Prompt: Only lines with the string "Python" matter here; gather them from the material below.

Data for this exercise:
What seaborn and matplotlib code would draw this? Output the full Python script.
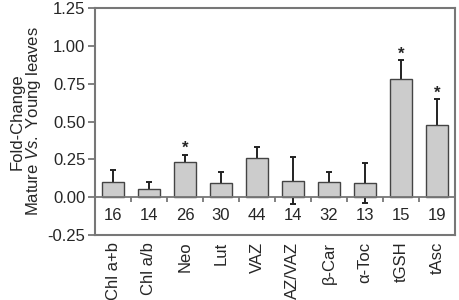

* * *

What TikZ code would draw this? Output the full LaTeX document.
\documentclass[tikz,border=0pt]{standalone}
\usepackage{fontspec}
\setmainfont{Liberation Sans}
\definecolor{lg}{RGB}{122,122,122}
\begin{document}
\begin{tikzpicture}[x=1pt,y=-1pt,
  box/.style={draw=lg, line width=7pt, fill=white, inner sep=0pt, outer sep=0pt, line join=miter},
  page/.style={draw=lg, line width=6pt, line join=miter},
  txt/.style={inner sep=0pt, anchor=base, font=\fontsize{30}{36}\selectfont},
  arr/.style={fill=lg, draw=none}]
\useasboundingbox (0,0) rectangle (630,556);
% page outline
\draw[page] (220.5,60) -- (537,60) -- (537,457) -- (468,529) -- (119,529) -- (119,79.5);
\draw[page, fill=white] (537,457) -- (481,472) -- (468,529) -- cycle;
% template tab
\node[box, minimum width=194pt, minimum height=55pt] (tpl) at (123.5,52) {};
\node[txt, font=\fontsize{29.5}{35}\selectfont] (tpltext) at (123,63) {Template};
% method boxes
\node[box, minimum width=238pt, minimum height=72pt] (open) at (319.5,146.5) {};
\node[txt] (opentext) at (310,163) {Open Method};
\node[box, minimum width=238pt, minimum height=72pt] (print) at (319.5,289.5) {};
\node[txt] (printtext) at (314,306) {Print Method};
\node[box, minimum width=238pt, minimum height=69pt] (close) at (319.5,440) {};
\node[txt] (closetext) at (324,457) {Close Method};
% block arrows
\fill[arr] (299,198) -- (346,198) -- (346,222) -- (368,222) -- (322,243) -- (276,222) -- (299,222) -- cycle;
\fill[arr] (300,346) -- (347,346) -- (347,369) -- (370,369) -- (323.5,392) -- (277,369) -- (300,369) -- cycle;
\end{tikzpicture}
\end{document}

* * *

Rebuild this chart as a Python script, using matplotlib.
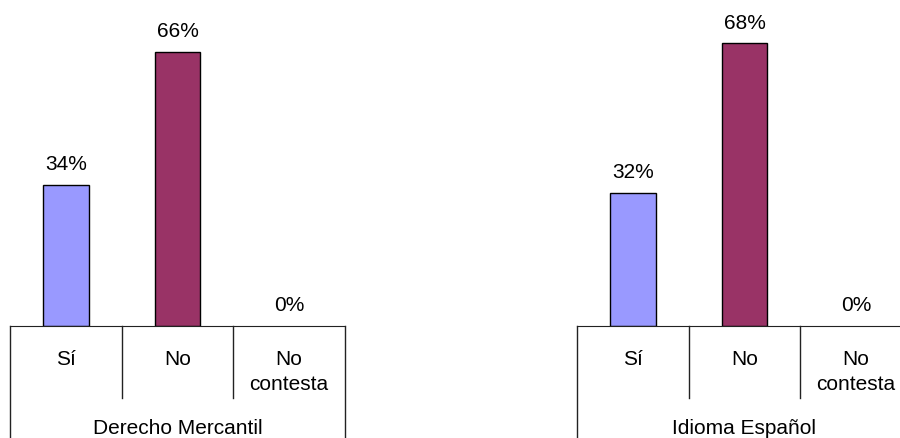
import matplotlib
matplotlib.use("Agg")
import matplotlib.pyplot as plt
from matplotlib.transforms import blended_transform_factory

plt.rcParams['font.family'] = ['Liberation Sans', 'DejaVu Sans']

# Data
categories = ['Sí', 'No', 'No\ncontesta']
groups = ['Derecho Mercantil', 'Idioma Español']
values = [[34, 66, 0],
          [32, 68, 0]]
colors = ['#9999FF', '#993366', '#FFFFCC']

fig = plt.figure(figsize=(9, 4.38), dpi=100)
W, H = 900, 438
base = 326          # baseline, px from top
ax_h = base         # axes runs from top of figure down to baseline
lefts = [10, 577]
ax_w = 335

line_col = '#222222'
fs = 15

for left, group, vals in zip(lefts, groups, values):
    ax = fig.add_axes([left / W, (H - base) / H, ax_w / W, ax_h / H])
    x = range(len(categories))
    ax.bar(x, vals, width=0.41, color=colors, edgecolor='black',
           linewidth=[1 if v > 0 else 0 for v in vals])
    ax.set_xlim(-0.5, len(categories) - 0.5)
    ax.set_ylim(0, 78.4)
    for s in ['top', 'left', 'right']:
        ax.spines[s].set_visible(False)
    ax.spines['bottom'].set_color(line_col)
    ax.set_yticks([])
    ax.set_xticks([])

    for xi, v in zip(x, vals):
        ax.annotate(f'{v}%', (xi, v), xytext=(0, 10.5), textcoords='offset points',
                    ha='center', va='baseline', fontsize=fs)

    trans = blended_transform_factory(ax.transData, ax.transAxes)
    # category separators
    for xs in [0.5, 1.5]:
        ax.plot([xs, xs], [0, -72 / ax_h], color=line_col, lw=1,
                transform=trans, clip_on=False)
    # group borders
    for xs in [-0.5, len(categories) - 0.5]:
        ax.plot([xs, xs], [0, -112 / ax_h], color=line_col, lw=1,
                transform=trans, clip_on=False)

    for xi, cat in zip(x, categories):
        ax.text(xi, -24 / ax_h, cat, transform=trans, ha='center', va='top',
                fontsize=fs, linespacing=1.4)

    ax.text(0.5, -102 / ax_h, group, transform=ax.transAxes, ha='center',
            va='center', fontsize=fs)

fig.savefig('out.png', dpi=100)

Answer for the task:
What seaborn and matplotlib code would draw this? Output the full Python script.
Rebuild this chart as a Python script, using matplotlib.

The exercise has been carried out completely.